Cash may seem appealing if we look at current yield levels, and it certainly has applications for balancing equity exposure and short-term liquidity needs.

Central banks have begun the year on another tightrope between balancing inflationary forces and the pressure to drop interest rates.

In our view, the global economy faces an asymmetric outlook in 2024; meaning greater dispersion in regional returns and greater opportunities for investors willing to embrace risk.

One of the benefits of being in cash is to allow investors to deploy it in a timely way into investment strategies that can properly take advantage of dispersion and dislocation.

Taking more risk 

There is no doubt that markets will face high levels of volatility this year, and sluggish growth is likely to be a feature of most economies.
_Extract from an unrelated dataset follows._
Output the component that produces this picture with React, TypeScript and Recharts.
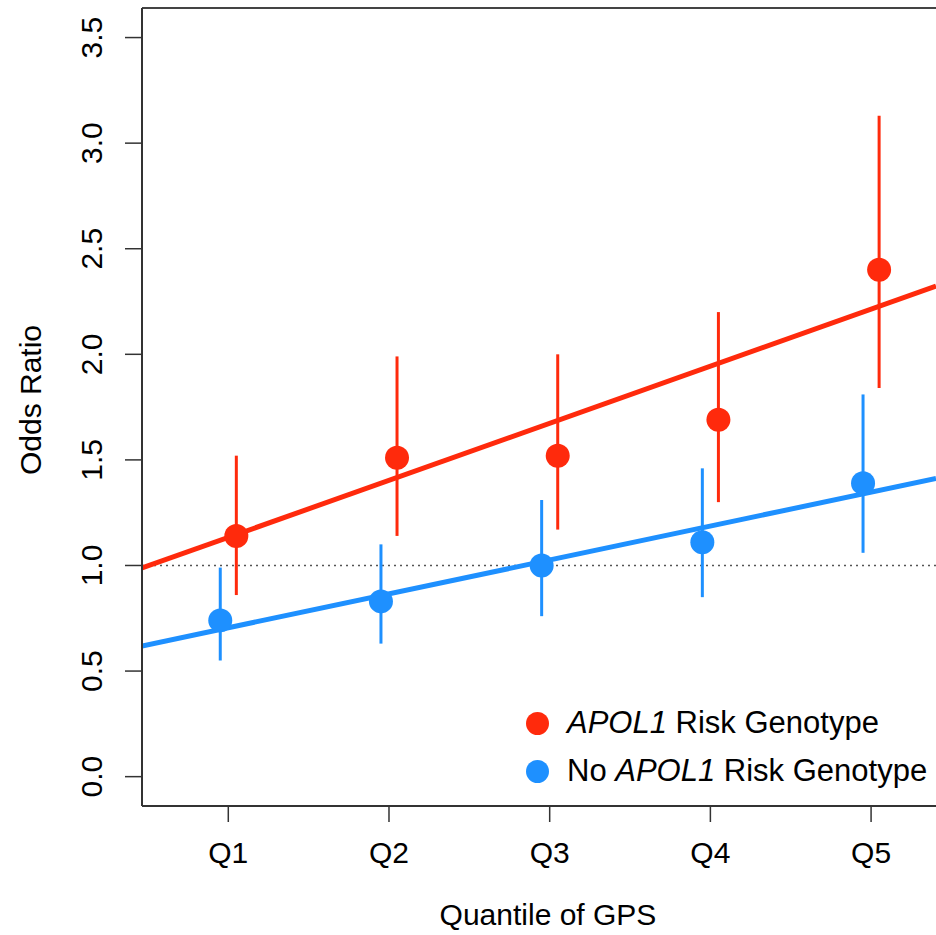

In fact, we see the worsening economic backdrop as an attractive risk-reward opportunity for plenty of asset classes.

While 2023 was a less than stellar year for alternative investments such as renewable energy, we believe they remain broadly attractive.

Revenues of many of the underlying companies in the alternative investment sector are index-linked, so can offer some protection against inflation.

Across more mainstream asset classes, bond markets are also showing signs of real recovery following a challenging period.

We think bond yields are looking increasingly attractive with shorter maturity bonds yielding between 4.5 per cent and 5.5 per cent.

After over a decade of negative real yields, investors can now achieve true inflation protection from fixed income.

We are constructive on equity markets, where we see strong pockets of opportunity. It has been quite a challenging 12 months for equity investors, although price/earnings ratios do look to be improving and fiscal spending has remained supportive.

Placing portfolio defences

It is important to bear in mind that there is no 'risk-free' route for investors, especially within a new market regime characterised by high levels of volatility.

The possibility for inflation to inflect, corporate
profitability to be squeezed, and a disappointment in growth are all potential fears. Much like 2023, we could see markets whipsawed by these competing narratives.

It is a fragile geopolitical backdrop and the uncertainty this creates adds to the value of diversifying or hedging strategies.

For investors willing to take on some risk, protected by strong diversification and well-constructed hedging strategies, the potential rewards to be earned are significant.